I still have a bit of a problem with what, precisely, this "inrush" current is. Where there's any purely inductive component, I can't see how the current can be any higher at switch on than at any other change of polarity. Even when switch on occurs at an AC voltage maximum, inductance will still limit the current during that initial spike. Am I still missing something?

14. May 19, 2013

### milesyoung

There's no inrush current if you're thinking in terms of the instantaneous current through the coil during a couple of AC cycles or so.

There's a large "inrush" current, though, if you're thinking in terms of the RMS current through the coil as the plunger/piston closes the airgap and the reluctance of the magnetic circuit drops abruptly.

15. May 19, 2013

### sophiecentaur

Right. So the Inductance suddenly goes up. Under steady state, though, the current is only limited by the winding resistance. Can there ever be more current than that?

16. May 19, 2013

### milesyoung

If the circuit consists of nothing more than a constant voltage source and a solenoid then, regardless of how the inductance of the solenoid changes, there can be no inrush current and I don't think anyone is arguing otherwise.

I think the manufacturer just uses "inrush current" to tell you that the device draws a transient current when engaged that's large in magnitude compared to the current it settles at.

17. May 19, 2013

### jim hardy

I think we're all saying the same thing here. Let me just ramble to clarify , if only for me.
If my anecdotes bother you just skip the post.

Two cases here, the AC solenoid and the DC one.

AC solenoid current might look like this:

where the larger cycles are while the plunger is closing the air gap.
The Westinghouose AC relays in my plant were very fast and pulled in in ~ one cycle so you saw only one large peak, somewhat faster than the right hand trace.
We called it "inrush" though "Latching" or "Pull-in" might have been a better adjective.
Pull in current was an amp, holding about 1/10 amp.

Because of its air gap, an AC solenoid core can't saturate on energization like a transformer does.
When airgap closes both inductance and XL increase so current goes down to holding value.
Curent will be V/(R+jXL) and XL is initially small because of the air gap.
If a piece of debris gets into the airgap and prevents full travel the relay cannot close the airgap to reduce its current and its coil burns up. That used to happen with our early relays. They had a ventilation hole right above the plunger , and when the construction electricians skinned wires it was not unusual for a small piece of plastic insulation to fall into that hole and block armature travel. Maunfacturer quickly redesigned to close the top vent hole.

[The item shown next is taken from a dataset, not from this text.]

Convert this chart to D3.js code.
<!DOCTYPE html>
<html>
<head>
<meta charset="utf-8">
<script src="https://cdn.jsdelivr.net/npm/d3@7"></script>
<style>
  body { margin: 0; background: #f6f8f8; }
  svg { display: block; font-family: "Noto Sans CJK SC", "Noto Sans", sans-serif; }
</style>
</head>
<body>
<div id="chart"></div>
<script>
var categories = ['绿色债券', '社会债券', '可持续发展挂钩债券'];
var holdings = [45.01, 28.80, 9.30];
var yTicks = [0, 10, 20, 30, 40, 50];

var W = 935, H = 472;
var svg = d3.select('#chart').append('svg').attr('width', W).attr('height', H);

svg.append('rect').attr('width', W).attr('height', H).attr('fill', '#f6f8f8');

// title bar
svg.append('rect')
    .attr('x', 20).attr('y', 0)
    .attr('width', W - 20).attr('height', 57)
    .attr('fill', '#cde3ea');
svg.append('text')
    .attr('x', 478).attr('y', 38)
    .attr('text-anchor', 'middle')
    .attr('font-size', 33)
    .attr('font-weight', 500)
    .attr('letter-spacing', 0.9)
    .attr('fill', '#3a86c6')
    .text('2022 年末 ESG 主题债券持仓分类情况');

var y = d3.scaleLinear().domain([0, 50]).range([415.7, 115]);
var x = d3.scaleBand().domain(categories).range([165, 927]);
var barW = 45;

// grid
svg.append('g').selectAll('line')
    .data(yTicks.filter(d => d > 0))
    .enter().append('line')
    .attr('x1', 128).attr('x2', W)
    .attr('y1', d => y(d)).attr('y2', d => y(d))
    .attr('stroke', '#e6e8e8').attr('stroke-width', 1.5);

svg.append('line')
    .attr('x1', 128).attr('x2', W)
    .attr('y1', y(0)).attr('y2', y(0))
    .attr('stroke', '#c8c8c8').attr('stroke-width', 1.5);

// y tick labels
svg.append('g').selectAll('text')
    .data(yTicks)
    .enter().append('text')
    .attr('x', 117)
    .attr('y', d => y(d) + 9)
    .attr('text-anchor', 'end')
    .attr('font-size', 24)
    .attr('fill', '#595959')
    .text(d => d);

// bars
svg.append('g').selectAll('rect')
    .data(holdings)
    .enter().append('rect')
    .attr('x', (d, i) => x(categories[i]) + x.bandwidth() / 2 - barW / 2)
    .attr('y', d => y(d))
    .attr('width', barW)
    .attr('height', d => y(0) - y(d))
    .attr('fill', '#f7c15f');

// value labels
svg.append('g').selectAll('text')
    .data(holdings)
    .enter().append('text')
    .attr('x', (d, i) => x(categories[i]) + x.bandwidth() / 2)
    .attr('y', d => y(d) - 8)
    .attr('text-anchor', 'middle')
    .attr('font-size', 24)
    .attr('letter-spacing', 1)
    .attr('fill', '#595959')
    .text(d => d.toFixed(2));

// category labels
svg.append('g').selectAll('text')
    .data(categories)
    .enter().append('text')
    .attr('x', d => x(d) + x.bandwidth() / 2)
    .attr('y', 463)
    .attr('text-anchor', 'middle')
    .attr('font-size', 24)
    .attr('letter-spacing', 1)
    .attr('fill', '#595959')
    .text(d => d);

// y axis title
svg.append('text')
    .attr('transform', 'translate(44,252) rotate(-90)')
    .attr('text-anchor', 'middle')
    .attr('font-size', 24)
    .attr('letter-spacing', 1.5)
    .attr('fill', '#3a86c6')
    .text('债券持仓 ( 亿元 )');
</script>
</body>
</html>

Wish I could find a trace for DC solenoid current.
A DC solenoid's current will rise toward V/R on its L/R time constant.
Note theres a glitch when airgap closes and L becomes larger, but it keeps on increasing at the longer time constant.
Small DC relays can be designed with pull-in current that won't overheat the coil so are just a simple solenoid.
Bigger solenoids employ something external to reduce current once the plunger has completed its travel.

Aha ! here's a document with a trace for DC solenoid, see page 114 of this huge PDF:
(i'd paste it here if I knew how, maybe a mentor would help?)
That is a closed loop current controller applying rectified 3 phase to an electromagnetic latch that holds one control rod in a plant.
Look at filtered signal in middle:
At d, voltage is applied and current starts to rise
at c, the electromagnet latches and a current glitch occurs because energy = half LI^2and L went up. One can hear the 'clank' on the loose parts monitor.
After latching , the current controller holds current at desired value of 8 amps for that coil. It could as easily be driven lower and indeed for some other coils in same system it is halved to 4 amps.
When regulator fails current can rise to V/R and blow the fuse and rod drops.

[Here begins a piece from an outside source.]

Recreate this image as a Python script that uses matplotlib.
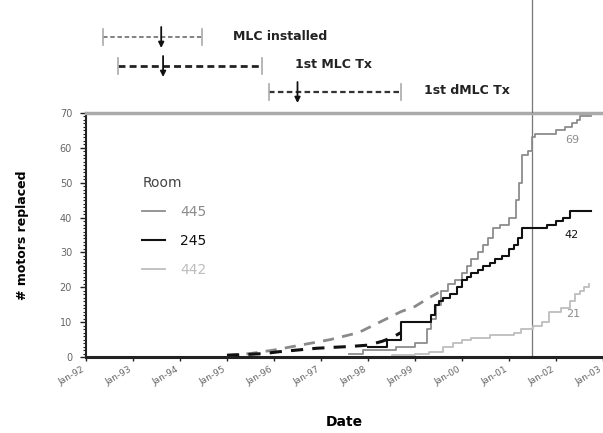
import matplotlib
matplotlib.use("Agg")
import matplotlib.pyplot as plt
import numpy as np

# ---------------- data ----------------
x445 = [1997.6, 1997.9, 1998.3, 1998.6, 1999.0, 1999.25, 1999.35, 1999.45, 1999.55, 1999.7,
        1999.85, 2000.0, 2000.1, 2000.2, 2000.35, 2000.45, 2000.55, 2000.65, 2000.8, 2001.0,
        2001.15, 2001.22, 2001.28, 2001.4, 2001.48, 2001.55, 2001.8, 2002.0, 2002.2, 2002.35,
        2002.45, 2002.5, 2002.75]
y445 = [1, 2, 2, 3, 4, 8, 11, 15, 19, 21, 22, 24, 26, 28, 30, 32, 34, 37, 38, 40,
        45, 50, 58, 59, 63, 64, 64, 65, 66, 67, 68, 69, 69]

x445_est = [1995.0, 1995.5, 1996.0, 1996.4, 1996.8, 1997.2, 1997.5, 1997.8, 1998.1, 1998.4,
            1998.7, 1999.0, 1999.3, 1999.5]
y445_est = [0.5, 1, 2, 3, 4, 5, 6, 7, 9, 11, 13, 14.5, 17, 18.5]

x245 = [1998.0, 1998.4, 1998.7, 1999.35, 1999.42, 1999.5, 1999.6, 1999.75, 1999.9, 2000.0,
        2000.1, 2000.2, 2000.35, 2000.45, 2000.6, 2000.7, 2000.85, 2001.0, 2001.1, 2001.2,
        2001.28, 2001.6, 2001.8, 2002.0, 2002.15, 2002.3, 2002.75]
y245 = [3, 5, 10, 12, 15, 16, 17, 18, 20, 22, 23, 24, 25, 26, 27, 28, 29, 31, 32, 34,
        37, 37, 38, 39, 40, 42, 42]

x245_est = [1995.0, 1995.4, 1995.8, 1996.1, 1996.5, 1996.9, 1997.3, 1997.6, 1998.0, 1998.3,
            1998.5, 1998.7]
y245_est = [0.5, 0.7, 1, 1.5, 2, 2.5, 2.8, 3, 3.4, 4.5, 5.5, 7]

x442 = [1995.0, 1998.5, 1999.0, 1999.3, 1999.6, 1999.8, 2000.0, 2000.2, 2000.6, 2001.1,
        2001.25, 2001.5, 2001.7, 2001.85, 2002.1, 2002.3, 2002.4, 2002.5, 2002.6, 2002.7]
y442 = [0, 0.5, 1, 1.5, 3, 4, 5, 5.5, 6.3, 7, 8, 9, 10, 13, 14, 16, 18, 19, 20, 21]

rooms = ["445", "245", "442"]
final_counts = [69, 42, 21]

tick_years = list(range(1992, 2004))
tick_labels = ["Jan-%02d" % (y % 100) for y in tick_years]

events = ["MLC installed", "1st MLC Tx", "1st dMLC Tx"]
event_start = [1992.36, 1992.68, 1995.9]
event_end = [1994.47, 1995.74, 1998.7]
event_mark = [1993.6, 1993.64, 1996.5]

cutoff = 2001.49

# ---------------- figure ----------------
W, H = 603, 433
fig = plt.figure(figsize=(W / 100, H / 100), dpi=100)

left_px, right_px, bottom_px, top_px = 86, 603, 357, 113
ax = fig.add_axes([left_px / W, 1 - bottom_px / H, (right_px - left_px) / W,
                   (bottom_px - top_px) / H])

c445, c245, c442 = "#8c8c8c", "#111111", "#bdbdbd"

ax.step(x442, y442, where="post", color=c442, lw=1.3, label=rooms[2], zorder=2)
ax.step(x445, y445, where="post", color=c445, lw=1.3, label=rooms[0], zorder=3)
ax.step(x245, y245, where="post", color=c245, lw=1.5, label=rooms[1], zorder=4)
ax.plot(x445_est, y445_est, color="#8a8a8a", lw=2.0, ls=(0, (4, 3)), zorder=3)
ax.plot(x245_est, y245_est, color=c245, lw=2.2, ls=(0, (4, 3)), zorder=4)

ax.axvline(cutoff, color="#777777", lw=0.9, zorder=1)

ax.set_xlim(1992, 2003)
ax.set_ylim(0, 70)
ax.set_xticks(tick_years)
ax.set_xticklabels(tick_labels, rotation=30, ha="right", fontsize=6.5, color="#666666")
ax.set_yticks(range(0, 71, 10))
ax.set_yticks(range(0, 71, 1), minor=True)
ax.tick_params(axis="y", labelsize=7, colors="#666666", length=4, width=1, pad=6)
ax.tick_params(axis="y", which="minor", length=2, width=0.8, color="#222222")
ax.tick_params(axis="y", which="major", color="#222222")
ax.tick_params(axis="x", length=3, width=1, color="#222222", pad=3)

ax.spines["right"].set_visible(False)
ax.spines["top"].set_color("#aaaaaa")
ax.spines["top"].set_linewidth(2.5)
ax.spines["left"].set_color("#222222")
ax.spines["left"].set_linewidth(1.5)
ax.spines["bottom"].set_color("#222222")
ax.spines["bottom"].set_linewidth(2.2)

ax.set_xlabel("Date", fontsize=10, fontweight="bold", labelpad=20)
ax.set_ylabel("# motors replaced", fontsize=9, fontweight="bold", labelpad=22)

# end labels
ax.text(2002.34, 62.2, str(final_counts[0]), color=c445, fontsize=8, ha="center", va="center")
ax.text(2002.34, 35.0, str(final_counts[1]), color=c245, fontsize=8, ha="center", va="center")
ax.text(2002.36, 12.3, str(final_counts[2]), color=c445, fontsize=8, ha="center", va="center")

# legend
handles, labels = ax.get_legend_handles_labels()
order = [labels.index(r) for r in rooms]
leg = ax.legend([handles[i] for i in order], [labels[i] for i in order], title="Room",
                loc="upper left", bbox_to_anchor=(0.085, 0.795), frameon=False,
                fontsize=10, title_fontsize=10, handlelength=1.6, labelspacing=1.1,
                handletextpad=1.1)
leg._legend_box.align = "left"
for t, col in zip(leg.get_texts(), [c445, c245, c442]):
    t.set_color(col)
leg.get_title().set_color("#444444")

# ---------------- top annotation axes ----------------
axt = fig.add_axes([left_px / W, 1 - top_px / H, (right_px - left_px) / W, top_px / H],
                   sharex=ax)
axt.set_ylim(0, 113)
axt.axis("off")
axt.axvline(cutoff, color="#777777", lw=0.9)

row_y = [113 - 37, 113 - 66, 113 - 92]
line_cols = ["#777777", "#222222", "#333333"]
line_w = [1.3, 2.0, 1.6]
label_x = [1995.13, 1996.45, 1999.2]
for i in range(3):
    y = row_y[i]
    axt.plot([event_start[i], event_end[i]], [y, y], color=line_cols[i], lw=line_w[i],
             ls=(0, (2.5, 1.5)))
    for xe in (event_start[i], event_end[i]):
        axt.plot([xe, xe], [y - 8, y + 8], color="#aaaaaa", lw=1.2)
    axt.annotate("", xy=(event_mark[i], y - 11), xytext=(event_mark[i], y + 10),
                 arrowprops=dict(arrowstyle="-|>", color="#111111", lw=1.3,
                                 mutation_scale=8, shrinkA=0, shrinkB=0))
    axt.text(label_x[i], y + 1, events[i], fontsize=9, fontweight="bold",
             color="#222222", ha="left", va="center")

fig.savefig("out.png", dpi=100)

sorry for ramble. Getting these practical basics 'down pat' can help out young folks, and judging by some of the google search results on 'solenoid inrush' there's a lot of confusion on this particular detail. I hope this helps someone.

old jim

Last edited: May 19, 2013
18. May 19, 2013

### sophiecentaur

That's useful stuff Jim. Thanks again. Jeez, that document was big but I did see the figure of current vs time. It's interesting that you can see the change in slope (increasing L) after the magnetic circuit is completed. Something weird is going on where the current seems to drop, momentarily - some brief back emf effect perhaps as the reluctance suddenly changes to a lower value.

I think I can stoip worrying now. I guess the thing that was bugging me at the start was that the term "inrush" is not a well defined standard one and is interpreted by different people in different ways and it covers a range of different circumstances.

19. May 19, 2013

### jim hardy

I have just always accepted that it is in accordance with Lenz's law, induced voltage will oppose the change in flux.
So when reluctance disappears and flux starts to increase, an induced EMF appears that lowers current in a futile attempt to keep flux constant. Counter EMF is as good a name as any I suppose, though we typically think of counter emf as result of changing the current or moving the conductor, not changing the reluctance.

Doubtless there's a more elegant derivation.

Learning this rod drive system was really good for my basics.

I cant access the IEEE standards, no longer a member. Apparently there's one called "The IEEE Standard Dictionary of Electrical and Electronics Terms ", IEEE 100 , that gives a definition. Could be it's less ambiguous and the term is just mis-used a lot. If there's a IEEE member reading perhaps he will enlighten us.

old jim

Last edited: May 19, 2013